● **What the exercise asks**
Skip all pictures, then copy the lines from the start of the data through the line with "BG = '#1b2230'", keeping both ends.

● **Information shown**
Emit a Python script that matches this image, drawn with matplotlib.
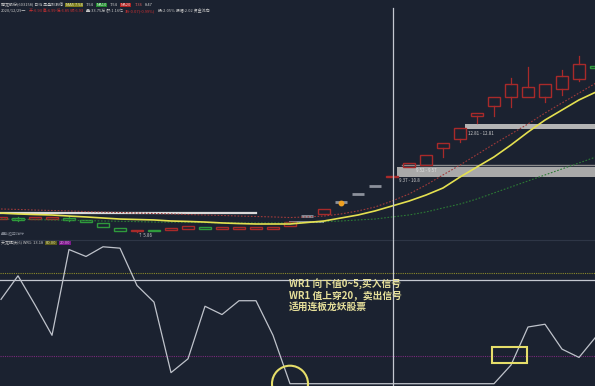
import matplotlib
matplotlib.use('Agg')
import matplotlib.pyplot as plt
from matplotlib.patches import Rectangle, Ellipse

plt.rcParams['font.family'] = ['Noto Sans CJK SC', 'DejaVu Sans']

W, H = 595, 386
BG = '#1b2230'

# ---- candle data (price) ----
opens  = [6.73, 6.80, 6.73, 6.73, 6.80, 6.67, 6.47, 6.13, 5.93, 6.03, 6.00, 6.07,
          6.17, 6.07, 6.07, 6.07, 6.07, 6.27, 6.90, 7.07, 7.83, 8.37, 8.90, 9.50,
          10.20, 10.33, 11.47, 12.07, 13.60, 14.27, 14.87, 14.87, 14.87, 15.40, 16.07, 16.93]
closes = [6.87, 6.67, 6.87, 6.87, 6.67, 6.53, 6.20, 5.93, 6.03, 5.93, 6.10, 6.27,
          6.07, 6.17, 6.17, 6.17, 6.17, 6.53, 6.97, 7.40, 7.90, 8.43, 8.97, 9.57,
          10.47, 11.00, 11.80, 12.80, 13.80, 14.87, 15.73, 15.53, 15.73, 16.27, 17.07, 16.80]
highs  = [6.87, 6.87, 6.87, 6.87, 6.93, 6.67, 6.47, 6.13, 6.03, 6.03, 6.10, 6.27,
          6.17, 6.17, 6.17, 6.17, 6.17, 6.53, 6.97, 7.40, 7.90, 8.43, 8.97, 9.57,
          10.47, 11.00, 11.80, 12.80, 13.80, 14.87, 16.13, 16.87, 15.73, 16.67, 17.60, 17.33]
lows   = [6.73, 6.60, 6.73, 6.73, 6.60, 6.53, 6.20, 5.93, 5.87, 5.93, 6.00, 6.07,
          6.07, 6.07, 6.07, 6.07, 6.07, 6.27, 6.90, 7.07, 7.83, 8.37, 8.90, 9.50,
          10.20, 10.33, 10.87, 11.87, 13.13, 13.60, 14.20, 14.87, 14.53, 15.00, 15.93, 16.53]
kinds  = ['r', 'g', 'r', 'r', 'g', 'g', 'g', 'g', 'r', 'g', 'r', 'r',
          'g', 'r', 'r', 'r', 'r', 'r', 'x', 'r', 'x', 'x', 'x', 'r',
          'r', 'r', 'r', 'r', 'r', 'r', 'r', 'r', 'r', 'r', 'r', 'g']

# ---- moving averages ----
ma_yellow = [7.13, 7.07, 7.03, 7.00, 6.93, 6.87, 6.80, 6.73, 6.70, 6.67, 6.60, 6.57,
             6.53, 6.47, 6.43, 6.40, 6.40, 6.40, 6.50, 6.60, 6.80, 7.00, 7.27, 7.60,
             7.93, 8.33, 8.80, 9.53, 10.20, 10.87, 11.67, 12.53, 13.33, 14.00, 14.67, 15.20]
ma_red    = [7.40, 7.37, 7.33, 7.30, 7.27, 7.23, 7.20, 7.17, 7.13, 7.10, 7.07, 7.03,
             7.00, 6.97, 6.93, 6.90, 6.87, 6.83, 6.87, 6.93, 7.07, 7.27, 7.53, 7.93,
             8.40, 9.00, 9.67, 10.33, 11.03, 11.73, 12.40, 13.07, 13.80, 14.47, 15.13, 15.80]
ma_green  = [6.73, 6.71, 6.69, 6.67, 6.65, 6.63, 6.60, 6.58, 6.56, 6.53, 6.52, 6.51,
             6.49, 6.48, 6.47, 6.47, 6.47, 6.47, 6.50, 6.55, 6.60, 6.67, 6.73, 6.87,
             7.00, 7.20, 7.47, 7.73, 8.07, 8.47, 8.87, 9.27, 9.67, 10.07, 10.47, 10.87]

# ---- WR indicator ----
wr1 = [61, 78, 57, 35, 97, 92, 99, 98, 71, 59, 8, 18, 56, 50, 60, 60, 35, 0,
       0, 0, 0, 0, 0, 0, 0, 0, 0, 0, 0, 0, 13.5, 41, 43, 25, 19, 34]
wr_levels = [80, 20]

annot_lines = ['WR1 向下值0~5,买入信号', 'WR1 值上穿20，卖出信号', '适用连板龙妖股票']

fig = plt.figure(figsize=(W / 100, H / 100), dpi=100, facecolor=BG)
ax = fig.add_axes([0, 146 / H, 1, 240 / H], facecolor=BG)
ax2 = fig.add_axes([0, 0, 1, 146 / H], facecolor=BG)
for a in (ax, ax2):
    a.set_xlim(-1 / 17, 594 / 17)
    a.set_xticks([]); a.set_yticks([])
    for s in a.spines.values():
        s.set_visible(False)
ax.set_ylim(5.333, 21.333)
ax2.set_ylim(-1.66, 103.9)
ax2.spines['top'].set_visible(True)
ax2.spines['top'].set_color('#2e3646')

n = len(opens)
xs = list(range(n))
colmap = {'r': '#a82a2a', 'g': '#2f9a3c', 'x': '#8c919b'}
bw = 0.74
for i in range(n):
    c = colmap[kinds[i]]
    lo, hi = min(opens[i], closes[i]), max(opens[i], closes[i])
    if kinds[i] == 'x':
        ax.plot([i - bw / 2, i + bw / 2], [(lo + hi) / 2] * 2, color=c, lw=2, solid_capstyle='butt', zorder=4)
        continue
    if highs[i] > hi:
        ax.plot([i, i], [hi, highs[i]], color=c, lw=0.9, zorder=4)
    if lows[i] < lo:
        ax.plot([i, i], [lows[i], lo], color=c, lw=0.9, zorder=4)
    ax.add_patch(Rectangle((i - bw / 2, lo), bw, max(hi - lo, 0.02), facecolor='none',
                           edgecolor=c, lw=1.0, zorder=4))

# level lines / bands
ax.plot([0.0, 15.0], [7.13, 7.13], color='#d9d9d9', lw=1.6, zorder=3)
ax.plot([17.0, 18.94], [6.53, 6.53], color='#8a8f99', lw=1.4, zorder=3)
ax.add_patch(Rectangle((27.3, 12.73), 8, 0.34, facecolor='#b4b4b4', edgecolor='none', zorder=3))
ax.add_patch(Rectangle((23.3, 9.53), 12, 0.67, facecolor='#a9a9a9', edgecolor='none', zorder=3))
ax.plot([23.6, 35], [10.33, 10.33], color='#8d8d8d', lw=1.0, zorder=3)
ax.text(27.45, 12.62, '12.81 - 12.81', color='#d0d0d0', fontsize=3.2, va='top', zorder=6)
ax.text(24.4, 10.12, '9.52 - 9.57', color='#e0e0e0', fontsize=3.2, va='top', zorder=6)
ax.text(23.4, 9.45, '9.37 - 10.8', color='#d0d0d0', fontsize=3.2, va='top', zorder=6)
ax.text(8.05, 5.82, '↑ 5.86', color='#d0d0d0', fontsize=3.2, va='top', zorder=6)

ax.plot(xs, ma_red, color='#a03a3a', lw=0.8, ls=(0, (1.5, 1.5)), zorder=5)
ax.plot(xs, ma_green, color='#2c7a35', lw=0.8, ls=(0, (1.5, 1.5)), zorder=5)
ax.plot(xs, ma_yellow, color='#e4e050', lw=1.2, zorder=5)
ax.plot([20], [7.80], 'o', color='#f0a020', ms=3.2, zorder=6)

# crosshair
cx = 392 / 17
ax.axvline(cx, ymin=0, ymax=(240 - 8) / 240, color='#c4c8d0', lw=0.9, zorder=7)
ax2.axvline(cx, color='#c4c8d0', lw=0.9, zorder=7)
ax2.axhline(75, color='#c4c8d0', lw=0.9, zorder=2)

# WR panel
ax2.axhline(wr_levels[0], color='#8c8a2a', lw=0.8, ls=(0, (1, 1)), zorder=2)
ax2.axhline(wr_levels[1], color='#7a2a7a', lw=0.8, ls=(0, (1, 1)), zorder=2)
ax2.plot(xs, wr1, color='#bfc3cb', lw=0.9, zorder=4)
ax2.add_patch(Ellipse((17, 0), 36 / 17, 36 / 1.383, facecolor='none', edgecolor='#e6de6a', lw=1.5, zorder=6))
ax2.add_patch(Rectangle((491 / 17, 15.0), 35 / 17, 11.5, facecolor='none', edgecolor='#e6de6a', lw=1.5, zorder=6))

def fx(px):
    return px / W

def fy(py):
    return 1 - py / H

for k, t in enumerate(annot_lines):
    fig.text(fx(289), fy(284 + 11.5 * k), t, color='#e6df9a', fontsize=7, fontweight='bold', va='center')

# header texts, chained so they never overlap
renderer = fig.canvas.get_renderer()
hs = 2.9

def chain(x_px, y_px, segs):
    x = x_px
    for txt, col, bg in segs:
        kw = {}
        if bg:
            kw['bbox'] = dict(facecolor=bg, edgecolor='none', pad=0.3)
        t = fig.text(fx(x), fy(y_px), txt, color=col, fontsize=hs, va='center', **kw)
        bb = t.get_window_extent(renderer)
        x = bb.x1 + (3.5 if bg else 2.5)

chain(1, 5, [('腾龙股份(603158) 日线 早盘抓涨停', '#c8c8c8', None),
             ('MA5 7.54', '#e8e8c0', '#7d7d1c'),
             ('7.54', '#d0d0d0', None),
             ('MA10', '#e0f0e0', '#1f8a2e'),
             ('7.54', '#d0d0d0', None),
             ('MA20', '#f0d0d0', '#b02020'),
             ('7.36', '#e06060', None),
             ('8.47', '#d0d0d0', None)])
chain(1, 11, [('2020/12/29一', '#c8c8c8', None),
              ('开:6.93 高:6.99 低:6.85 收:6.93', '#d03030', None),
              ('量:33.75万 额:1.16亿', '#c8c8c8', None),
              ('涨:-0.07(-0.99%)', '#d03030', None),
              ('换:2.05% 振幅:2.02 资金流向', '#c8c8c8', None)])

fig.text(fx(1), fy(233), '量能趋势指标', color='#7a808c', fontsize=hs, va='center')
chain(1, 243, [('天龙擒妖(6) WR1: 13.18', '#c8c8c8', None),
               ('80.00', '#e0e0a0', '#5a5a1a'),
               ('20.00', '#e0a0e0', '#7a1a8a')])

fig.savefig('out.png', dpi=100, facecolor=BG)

● **Final answer**
Emit a Python script that matches this image, drawn with matplotlib.
import matplotlib
matplotlib.use('Agg')
import matplotlib.pyplot as plt
from matplotlib.patches import Rectangle, Ellipse

plt.rcParams['font.family'] = ['Noto Sans CJK SC', 'DejaVu Sans']

W, H = 595, 386
BG = '#1b2230'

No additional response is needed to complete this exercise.